The district policy that specifically prevented school staff and teachers from intervening to stop the antigay harassment in school was referred to as a “neutrality policy.” In official language, “neutrality” consisted in the stipulation that “homosexuality not be taught/addressed as a normal, valid lifestyle.” The vagueness of this language notwithstanding, the real effect of the “neutrality” policy consisted in its becoming an unwritten law. The official language was never published in any official district policy handbook, never conveyed to employees in writing at all; after its adoption, the policy was promulgated purely by word of mouth. This already incredible circumstance allowed the interpretation of the policy to expand even further, to the point where it was understood that adults in the schools were not to mention homosexuality in any context whatsoever, under the threat of losing their jobs. This meant that when confronted with instances of anti-gay harassment, they would reliably err on the side of inaction, out of concern that any action they might take could be held against them.

What governed the teachers’ conduct was thus more rumor than policy, but the enormous influence that the antigay movement wields over the Anoka-Hennepin school board, not to mention the broader local community, meant that the threats were real. The “neutrality” policy was drafted by the antigay movement, submitted to the school board, and adopted with no changes. At no point, then, did elected officials engage in legislating this policy. There are, to be sure, strong ties between the local antigay movement and the region’s congressional representative, Michelle Bachmann, but these ties do not lead through the political structure; they stem from Bachmann’s involvement in private organizations.

This means that a public official had both the motive (sympathy with the antigay movement) and the means (though, I must note, there is no extant allegation that she exercised them in this case; probably, she did not have to) to act upon local school policy as a private, interested party. All the while, the proper local authority over this type of policy—the elected district school board—functioned at every turn not as an independent deliberating and decision-making body but as a symbolic functionary. That they voted, five to one, to accept the recent agreement with the Department of Justice only underscores the total helplessness of their proceedings, since they had also voted to institute the “neutrality” policy in the first place. They merely perceived that for a moment, the Justice Department had the upper hand, and aligned themselves with the temporarily prevailing authority.

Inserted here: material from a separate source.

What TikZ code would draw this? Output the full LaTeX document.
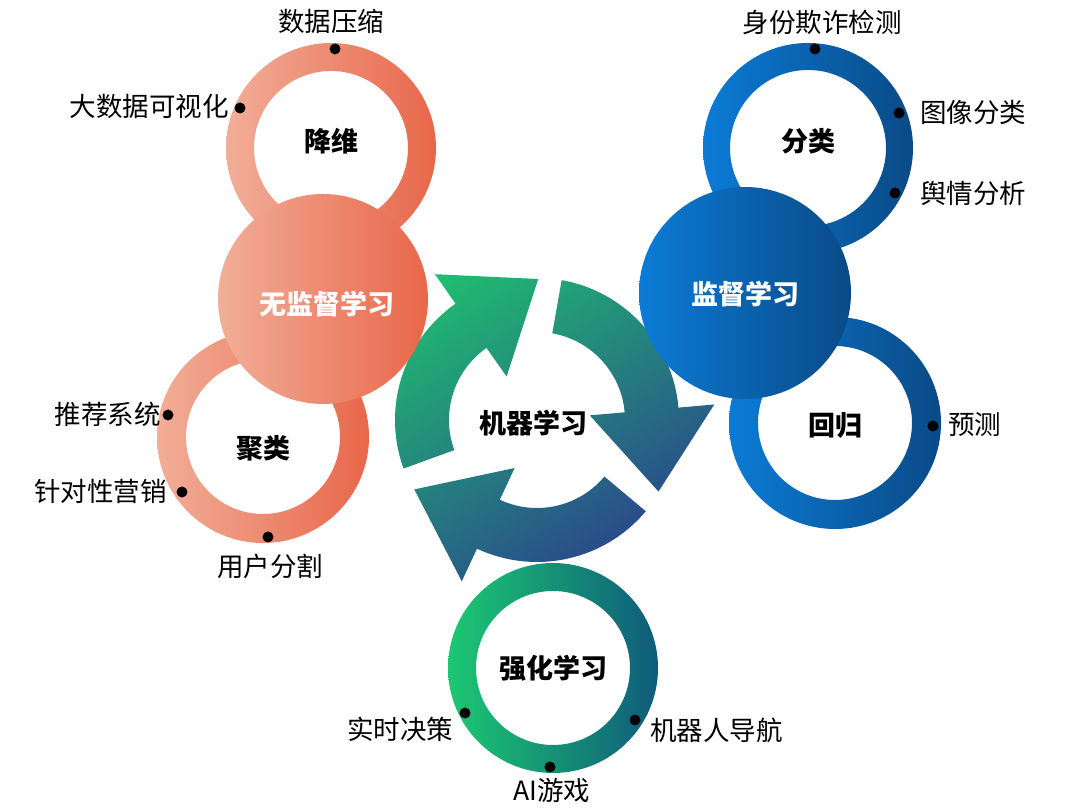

In this light, statements such as that of the district superintendent that “[w]e have people on the left and the right, and we’re trying to find common ground on these issues” can be rephrased as: we have no way of deciding between our public duties and the demands placed upon us by private interest groups. In fact, the federal government is perceived in Anoka-Hennepin as just another private interest group, included among the “people on the left.” The reaction to the recent Justice Department settlement was to immediately frame it in terms of the local power struggle: an effort to “abolish conservative moral beliefs,” as a local activist told the Times. This points to another weakness of the government’s intervention: what is the likelihood that a future Department of Justice (perhaps under the administration of a conservative Republican president, say) will decline either to follow up on this agreement or to take similar action should the situation in Minnesota replicate itself elsewhere?

To reiterate: what ultimately allowed political violence to enter the schools was the fact that the teachers declined to intervene, and the teachers did so because if they acted in accordance with their public duty (which would obviously be to protect their students’ physical safety), they risked real retribution at the hands of private groups wielding effective power over them. Faced with a choice between their own financial security and the physical security of their students, teachers tended to prioritize their own interests. This is a perfect concrete instance of the phenomenon of “polycracy” that Greg Moynahan discussed in a recent essay on this site. Polycracy, which Arendt described in The Origins of Totalitarianism, arises when multiple instances of authority place demands on a person to act in multiple different ways, and the person in question is unable to discern which authority has the higher claim on her obedience. In general, when one’s public office calls on one to act in a way that might be damaging to one’s social position, one ought to be able to declare without much hesitation that the public good has the higher claim on one’s obedience. But under conditions of polycracy, such criteria for deciding vanish, replaced in every particular instance by an unspoken calculation of which authority wields de facto power over the others. In Anoka-Hennepin, the power was with the antigay movement. The fact that it has just now shifted to the federal government—where it seems unlikely to remain for long—does not address the underlying vacuum of authority, especially of local authority.

One final remark. The persecution of “gay” students in Minnesota, as elsewhere, was never really about their sexuality as such. Not all of the targeted students were “really” homosexual—as if teenagers’ sexual orientations were that stable to begin with. As Arendt emphasizes in “Little Rock,” a minority group must appear as such within a larger body politic; it is quite literally their perceptible appearance (voice, skin color, etc.) that determines their separate status. What marks so-called “gay” kids as different is obviously not their sexual activity. It is other kinds of behavior: the way they dress, talk, and otherwise express their individuality. The victims of antigay harassment are almost always described in terms that have nothing to do with sexuality as such: they are “sensitive,” “offbeat,” “stylish,” “bookish,” “musical,” etc. These are the attributes that other children use to identify them as targets. I wonder if what antigay movements really want to eliminate from the public sphere is not precisely these qualities, which can be found in individuals of all sexual preferences, and which together point to the more fundamental qualities that Arendt most prized in human beings: individuality and thinking.

Thinking is connected to fundamental human difference and individuality, both in that people differ from each other fundamentally with respect to their way of thinking and in that it is by thinking that we puzzle over and come to grips with everything that distinguishes us from one another. “Gay” behavior was, in this case, a visible expression of original thinking. Truly original thought is always found in a minority of people, and the attempt to make minorities disappear is secretly the attempt to make original thinking disappear.